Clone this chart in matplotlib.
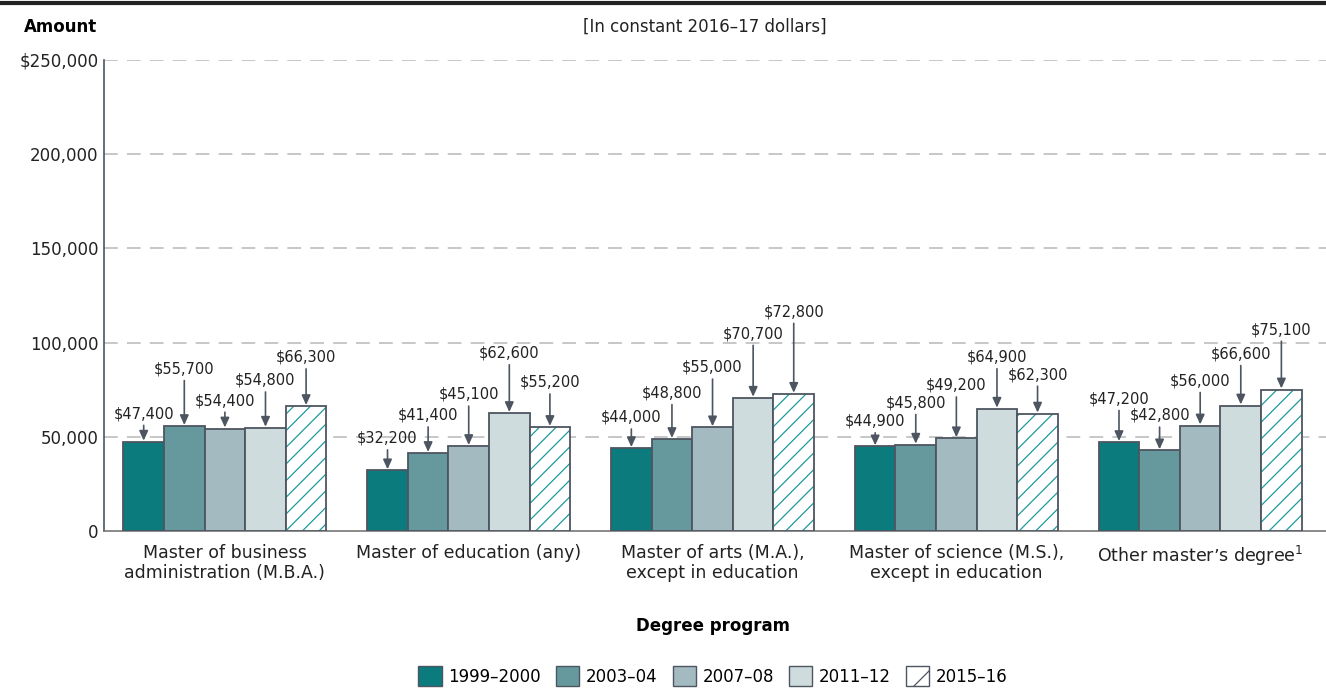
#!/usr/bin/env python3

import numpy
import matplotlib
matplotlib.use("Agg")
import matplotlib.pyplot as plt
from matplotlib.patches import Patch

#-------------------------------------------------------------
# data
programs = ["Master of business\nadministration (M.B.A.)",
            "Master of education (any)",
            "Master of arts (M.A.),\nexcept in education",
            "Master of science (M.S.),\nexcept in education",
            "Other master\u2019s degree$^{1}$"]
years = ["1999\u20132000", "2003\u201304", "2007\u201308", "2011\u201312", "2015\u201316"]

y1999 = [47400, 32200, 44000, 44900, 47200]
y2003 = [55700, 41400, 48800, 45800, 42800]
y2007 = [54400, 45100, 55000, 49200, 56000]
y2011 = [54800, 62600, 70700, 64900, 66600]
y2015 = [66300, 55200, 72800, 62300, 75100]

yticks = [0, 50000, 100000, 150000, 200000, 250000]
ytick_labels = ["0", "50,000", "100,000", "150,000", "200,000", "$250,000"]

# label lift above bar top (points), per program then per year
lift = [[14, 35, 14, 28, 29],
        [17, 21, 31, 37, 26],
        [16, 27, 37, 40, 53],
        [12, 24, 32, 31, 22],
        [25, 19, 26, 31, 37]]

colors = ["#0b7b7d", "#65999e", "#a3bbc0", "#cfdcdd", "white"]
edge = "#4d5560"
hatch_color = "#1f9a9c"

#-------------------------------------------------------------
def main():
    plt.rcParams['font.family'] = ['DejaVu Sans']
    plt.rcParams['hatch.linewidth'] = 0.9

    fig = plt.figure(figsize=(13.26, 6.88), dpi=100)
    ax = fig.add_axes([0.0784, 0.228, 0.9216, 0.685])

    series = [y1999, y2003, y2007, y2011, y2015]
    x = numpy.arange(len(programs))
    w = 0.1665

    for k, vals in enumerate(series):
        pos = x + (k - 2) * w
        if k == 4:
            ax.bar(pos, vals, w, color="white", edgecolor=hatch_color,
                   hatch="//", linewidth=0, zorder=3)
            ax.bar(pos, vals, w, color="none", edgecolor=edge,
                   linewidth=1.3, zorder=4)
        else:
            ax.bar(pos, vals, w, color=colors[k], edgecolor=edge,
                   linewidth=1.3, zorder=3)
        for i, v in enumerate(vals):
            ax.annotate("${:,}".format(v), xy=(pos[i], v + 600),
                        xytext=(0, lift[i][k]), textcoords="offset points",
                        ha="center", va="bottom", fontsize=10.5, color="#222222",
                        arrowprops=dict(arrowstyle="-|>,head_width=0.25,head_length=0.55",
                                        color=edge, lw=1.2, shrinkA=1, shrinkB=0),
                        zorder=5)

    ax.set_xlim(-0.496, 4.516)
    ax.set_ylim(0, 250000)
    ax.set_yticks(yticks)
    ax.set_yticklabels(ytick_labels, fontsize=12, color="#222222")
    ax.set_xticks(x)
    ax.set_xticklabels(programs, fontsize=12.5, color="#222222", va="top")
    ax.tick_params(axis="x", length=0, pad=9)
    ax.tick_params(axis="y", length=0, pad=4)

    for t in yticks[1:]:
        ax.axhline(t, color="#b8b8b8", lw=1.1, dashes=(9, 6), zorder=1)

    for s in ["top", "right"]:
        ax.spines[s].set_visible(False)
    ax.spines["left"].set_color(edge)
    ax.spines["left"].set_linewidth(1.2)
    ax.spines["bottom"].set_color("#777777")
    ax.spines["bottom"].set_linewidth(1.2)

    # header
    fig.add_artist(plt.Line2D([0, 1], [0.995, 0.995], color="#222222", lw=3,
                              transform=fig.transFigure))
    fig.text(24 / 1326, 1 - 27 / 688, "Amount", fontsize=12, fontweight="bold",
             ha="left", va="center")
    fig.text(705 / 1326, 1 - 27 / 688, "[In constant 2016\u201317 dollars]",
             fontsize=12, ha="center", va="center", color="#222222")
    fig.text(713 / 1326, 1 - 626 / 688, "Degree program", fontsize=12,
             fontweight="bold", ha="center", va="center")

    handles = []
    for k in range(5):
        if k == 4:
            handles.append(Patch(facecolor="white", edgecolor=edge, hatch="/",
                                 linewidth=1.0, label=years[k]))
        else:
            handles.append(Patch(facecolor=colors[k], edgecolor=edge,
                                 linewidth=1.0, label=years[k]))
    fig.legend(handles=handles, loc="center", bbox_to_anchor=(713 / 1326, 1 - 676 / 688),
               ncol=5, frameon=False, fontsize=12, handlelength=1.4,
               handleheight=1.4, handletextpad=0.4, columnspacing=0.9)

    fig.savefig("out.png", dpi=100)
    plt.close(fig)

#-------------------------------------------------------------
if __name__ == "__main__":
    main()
□ □ □ □ □ □ □
### [Given problem]
Gather all the lines that include the word "matplotlib" and copy them out.

### [Full solution]
Clone this chart in matplotlib.
import matplotlib
matplotlib.use("Agg")
import matplotlib.pyplot as plt
from matplotlib.patches import Patch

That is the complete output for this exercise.